— EXERCISE GOAL —
Without the pictures, set down every line of the data exactly.

════

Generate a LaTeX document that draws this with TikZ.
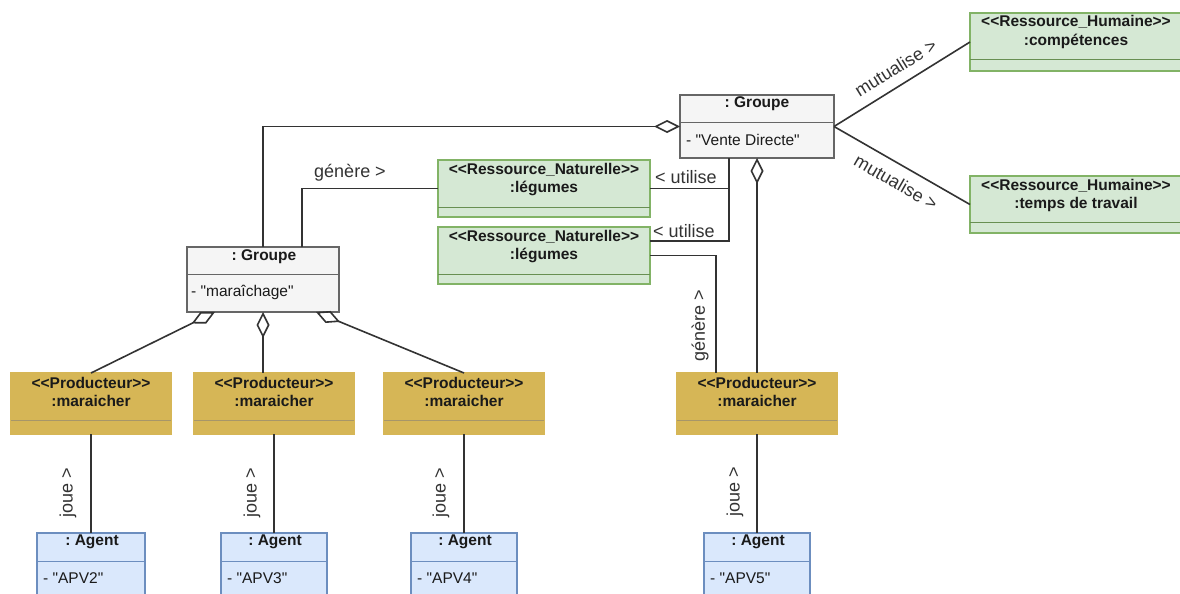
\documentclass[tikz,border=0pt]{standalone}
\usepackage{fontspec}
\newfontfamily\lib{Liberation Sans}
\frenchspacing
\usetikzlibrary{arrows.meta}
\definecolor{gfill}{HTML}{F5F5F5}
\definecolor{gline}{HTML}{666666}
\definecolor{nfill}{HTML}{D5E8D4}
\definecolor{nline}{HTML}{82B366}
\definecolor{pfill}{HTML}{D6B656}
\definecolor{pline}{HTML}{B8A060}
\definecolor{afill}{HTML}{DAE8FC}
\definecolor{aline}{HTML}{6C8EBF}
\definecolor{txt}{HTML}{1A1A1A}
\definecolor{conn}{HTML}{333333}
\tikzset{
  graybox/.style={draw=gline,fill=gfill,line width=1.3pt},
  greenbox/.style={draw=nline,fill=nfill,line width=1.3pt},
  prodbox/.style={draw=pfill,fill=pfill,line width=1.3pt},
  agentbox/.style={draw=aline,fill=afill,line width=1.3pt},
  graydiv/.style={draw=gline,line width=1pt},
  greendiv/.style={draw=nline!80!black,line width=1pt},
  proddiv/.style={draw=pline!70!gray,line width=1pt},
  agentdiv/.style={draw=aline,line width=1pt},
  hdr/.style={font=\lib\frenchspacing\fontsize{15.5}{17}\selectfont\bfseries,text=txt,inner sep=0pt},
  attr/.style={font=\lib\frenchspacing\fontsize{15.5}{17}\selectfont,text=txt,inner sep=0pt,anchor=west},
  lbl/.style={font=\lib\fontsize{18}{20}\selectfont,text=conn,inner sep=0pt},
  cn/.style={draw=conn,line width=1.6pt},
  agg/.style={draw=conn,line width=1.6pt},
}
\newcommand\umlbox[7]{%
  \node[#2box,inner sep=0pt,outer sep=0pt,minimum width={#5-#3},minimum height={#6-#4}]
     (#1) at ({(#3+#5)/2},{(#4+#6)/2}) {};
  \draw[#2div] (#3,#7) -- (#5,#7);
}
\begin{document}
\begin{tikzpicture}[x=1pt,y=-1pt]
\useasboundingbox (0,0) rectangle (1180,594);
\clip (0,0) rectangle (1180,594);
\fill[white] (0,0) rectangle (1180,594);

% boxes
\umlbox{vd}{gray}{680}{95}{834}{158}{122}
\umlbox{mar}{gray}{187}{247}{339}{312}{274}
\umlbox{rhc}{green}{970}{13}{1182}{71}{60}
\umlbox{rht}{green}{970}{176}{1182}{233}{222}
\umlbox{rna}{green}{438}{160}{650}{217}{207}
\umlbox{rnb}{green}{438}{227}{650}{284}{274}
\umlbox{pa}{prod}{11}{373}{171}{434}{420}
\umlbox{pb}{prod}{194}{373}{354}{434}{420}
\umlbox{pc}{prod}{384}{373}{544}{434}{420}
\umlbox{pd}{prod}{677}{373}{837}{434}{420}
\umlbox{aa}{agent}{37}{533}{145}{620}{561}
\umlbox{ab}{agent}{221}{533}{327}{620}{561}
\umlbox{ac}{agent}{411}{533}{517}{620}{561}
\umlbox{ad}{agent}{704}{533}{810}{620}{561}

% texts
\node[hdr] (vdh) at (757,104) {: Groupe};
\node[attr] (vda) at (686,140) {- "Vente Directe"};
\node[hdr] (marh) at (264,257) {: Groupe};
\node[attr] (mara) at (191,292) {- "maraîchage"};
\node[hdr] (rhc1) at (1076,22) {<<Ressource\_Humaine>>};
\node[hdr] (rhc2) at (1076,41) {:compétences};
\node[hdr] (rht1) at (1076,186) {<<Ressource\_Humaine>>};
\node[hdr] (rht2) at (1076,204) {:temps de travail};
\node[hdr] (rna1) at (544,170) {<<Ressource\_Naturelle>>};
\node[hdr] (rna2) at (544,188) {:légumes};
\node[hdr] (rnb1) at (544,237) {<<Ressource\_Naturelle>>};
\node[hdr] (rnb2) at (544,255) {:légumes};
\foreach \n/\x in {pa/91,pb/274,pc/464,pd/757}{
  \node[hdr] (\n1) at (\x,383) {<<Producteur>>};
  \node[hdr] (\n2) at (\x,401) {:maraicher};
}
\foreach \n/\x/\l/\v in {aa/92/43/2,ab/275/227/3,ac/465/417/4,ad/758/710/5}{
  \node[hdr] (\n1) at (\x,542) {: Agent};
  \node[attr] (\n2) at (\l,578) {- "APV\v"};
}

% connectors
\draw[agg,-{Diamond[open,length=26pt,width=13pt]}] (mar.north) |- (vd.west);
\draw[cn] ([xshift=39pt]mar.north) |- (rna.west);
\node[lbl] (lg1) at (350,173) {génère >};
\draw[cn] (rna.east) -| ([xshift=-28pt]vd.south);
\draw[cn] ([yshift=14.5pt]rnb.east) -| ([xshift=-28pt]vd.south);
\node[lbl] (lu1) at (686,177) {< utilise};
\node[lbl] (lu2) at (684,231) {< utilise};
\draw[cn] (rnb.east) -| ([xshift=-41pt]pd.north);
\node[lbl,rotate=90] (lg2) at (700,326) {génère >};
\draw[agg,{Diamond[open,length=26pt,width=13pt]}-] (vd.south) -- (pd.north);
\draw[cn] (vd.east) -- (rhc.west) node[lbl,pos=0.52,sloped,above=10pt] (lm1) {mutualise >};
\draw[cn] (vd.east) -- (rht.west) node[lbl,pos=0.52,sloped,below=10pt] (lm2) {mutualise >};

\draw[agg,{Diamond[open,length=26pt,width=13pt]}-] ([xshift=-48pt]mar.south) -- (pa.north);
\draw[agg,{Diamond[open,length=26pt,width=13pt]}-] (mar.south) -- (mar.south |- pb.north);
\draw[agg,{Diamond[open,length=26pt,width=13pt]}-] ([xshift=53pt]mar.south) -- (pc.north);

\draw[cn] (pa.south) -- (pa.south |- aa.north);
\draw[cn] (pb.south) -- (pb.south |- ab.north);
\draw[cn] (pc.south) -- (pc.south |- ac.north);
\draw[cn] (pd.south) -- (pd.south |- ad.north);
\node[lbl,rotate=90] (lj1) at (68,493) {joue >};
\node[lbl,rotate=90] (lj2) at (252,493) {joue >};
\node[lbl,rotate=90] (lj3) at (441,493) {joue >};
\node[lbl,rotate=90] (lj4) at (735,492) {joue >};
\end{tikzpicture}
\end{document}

════

— RESULT BELOW —
Generate a LaTeX document that draws this with TikZ.
\documentclass[tikz,border=0pt]{standalone}
\usepackage{fontspec}
\newfontfamily\lib{Liberation Sans}
\frenchspacing
\usetikzlibrary{arrows.meta}
\definecolor{gfill}{HTML}{F5F5F5}
\definecolor{gline}{HTML}{666666}
\definecolor{nfill}{HTML}{D5E8D4}
\definecolor{nline}{HTML}{82B366}
\definecolor{pfill}{HTML}{D6B656}
\definecolor{pline}{HTML}{B8A060}
\definecolor{afill}{HTML}{DAE8FC}
\definecolor{aline}{HTML}{6C8EBF}
\definecolor{txt}{HTML}{1A1A1A}
\definecolor{conn}{HTML}{333333}
\tikzset{
  graybox/.style={draw=gline,fill=gfill,line width=1.3pt},
  greenbox/.style={draw=nline,fill=nfill,line width=1.3pt},
  prodbox/.style={draw=pfill,fill=pfill,line width=1.3pt},
  agentbox/.style={draw=aline,fill=afill,line width=1.3pt},
  graydiv/.style={draw=gline,line width=1pt},
  greendiv/.style={draw=nline!80!black,line width=1pt},
  proddiv/.style={draw=pline!70!gray,line width=1pt},
  agentdiv/.style={draw=aline,line width=1pt},
  hdr/.style={font=\lib\frenchspacing\fontsize{15.5}{17}\selectfont\bfseries,text=txt,inner sep=0pt},
  attr/.style={font=\lib\frenchspacing\fontsize{15.5}{17}\selectfont,text=txt,inner sep=0pt,anchor=west},
  lbl/.style={font=\lib\fontsize{18}{20}\selectfont,text=conn,inner sep=0pt},
  cn/.style={draw=conn,line width=1.6pt},
  agg/.style={draw=conn,line width=1.6pt},
}
\newcommand\umlbox[7]{%
  \node[#2box,inner sep=0pt,outer sep=0pt,minimum width={#5-#3},minimum height={#6-#4}]
     (#1) at ({(#3+#5)/2},{(#4+#6)/2}) {};
  \draw[#2div] (#3,#7) -- (#5,#7);
}
\begin{document}
\begin{tikzpicture}[x=1pt,y=-1pt]
\useasboundingbox (0,0) rectangle (1180,594);
\clip (0,0) rectangle (1180,594);
\fill[white] (0,0) rectangle (1180,594);

% boxes
\umlbox{vd}{gray}{680}{95}{834}{158}{122}
\umlbox{mar}{gray}{187}{247}{339}{312}{274}
\umlbox{rhc}{green}{970}{13}{1182}{71}{60}
\umlbox{rht}{green}{970}{176}{1182}{233}{222}
\umlbox{rna}{green}{438}{160}{650}{217}{207}
\umlbox{rnb}{green}{438}{227}{650}{284}{274}
\umlbox{pa}{prod}{11}{373}{171}{434}{420}
\umlbox{pb}{prod}{194}{373}{354}{434}{420}
\umlbox{pc}{prod}{384}{373}{544}{434}{420}
\umlbox{pd}{prod}{677}{373}{837}{434}{420}
\umlbox{aa}{agent}{37}{533}{145}{620}{561}
\umlbox{ab}{agent}{221}{533}{327}{620}{561}
\umlbox{ac}{agent}{411}{533}{517}{620}{561}
\umlbox{ad}{agent}{704}{533}{810}{620}{561}

% texts
\node[hdr] (vdh) at (757,104) {: Groupe};
\node[attr] (vda) at (686,140) {- "Vente Directe"};
\node[hdr] (marh) at (264,257) {: Groupe};
\node[attr] (mara) at (191,292) {- "maraîchage"};
\node[hdr] (rhc1) at (1076,22) {<<Ressource\_Humaine>>};
\node[hdr] (rhc2) at (1076,41) {:compétences};
\node[hdr] (rht1) at (1076,186) {<<Ressource\_Humaine>>};
\node[hdr] (rht2) at (1076,204) {:temps de travail};
\node[hdr] (rna1) at (544,170) {<<Ressource\_Naturelle>>};
\node[hdr] (rna2) at (544,188) {:légumes};
\node[hdr] (rnb1) at (544,237) {<<Ressource\_Naturelle>>};
\node[hdr] (rnb2) at (544,255) {:légumes};
\foreach \n/\x in {pa/91,pb/274,pc/464,pd/757}{
  \node[hdr] (\n1) at (\x,383) {<<Producteur>>};
  \node[hdr] (\n2) at (\x,401) {:maraicher};
}
\foreach \n/\x/\l/\v in {aa/92/43/2,ab/275/227/3,ac/465/417/4,ad/758/710/5}{
  \node[hdr] (\n1) at (\x,542) {: Agent};
  \node[attr] (\n2) at (\l,578) {- "APV\v"};
}

% connectors
\draw[agg,-{Diamond[open,length=26pt,width=13pt]}] (mar.north) |- (vd.west);
\draw[cn] ([xshift=39pt]mar.north) |- (rna.west);
\node[lbl] (lg1) at (350,173) {génère >};
\draw[cn] (rna.east) -| ([xshift=-28pt]vd.south);
\draw[cn] ([yshift=14.5pt]rnb.east) -| ([xshift=-28pt]vd.south);
\node[lbl] (lu1) at (686,177) {< utilise};
\node[lbl] (lu2) at (684,231) {< utilise};
\draw[cn] (rnb.east) -| ([xshift=-41pt]pd.north);
\node[lbl,rotate=90] (lg2) at (700,326) {génère >};
\draw[agg,{Diamond[open,length=26pt,width=13pt]}-] (vd.south) -- (pd.north);
\draw[cn] (vd.east) -- (rhc.west) node[lbl,pos=0.52,sloped,above=10pt] (lm1) {mutualise >};
\draw[cn] (vd.east) -- (rht.west) node[lbl,pos=0.52,sloped,below=10pt] (lm2) {mutualise >};

\draw[agg,{Diamond[open,length=26pt,width=13pt]}-] ([xshift=-48pt]mar.south) -- (pa.north);
\draw[agg,{Diamond[open,length=26pt,width=13pt]}-] (mar.south) -- (mar.south |- pb.north);
\draw[agg,{Diamond[open,length=26pt,width=13pt]}-] ([xshift=53pt]mar.south) -- (pc.north);

\draw[cn] (pa.south) -- (pa.south |- aa.north);
\draw[cn] (pb.south) -- (pb.south |- ab.north);
\draw[cn] (pc.south) -- (pc.south |- ac.north);
\draw[cn] (pd.south) -- (pd.south |- ad.north);
\node[lbl,rotate=90] (lj1) at (68,493) {joue >};
\node[lbl,rotate=90] (lj2) at (252,493) {joue >};
\node[lbl,rotate=90] (lj3) at (441,493) {joue >};
\node[lbl,rotate=90] (lj4) at (735,492) {joue >};
\end{tikzpicture}
\end{document}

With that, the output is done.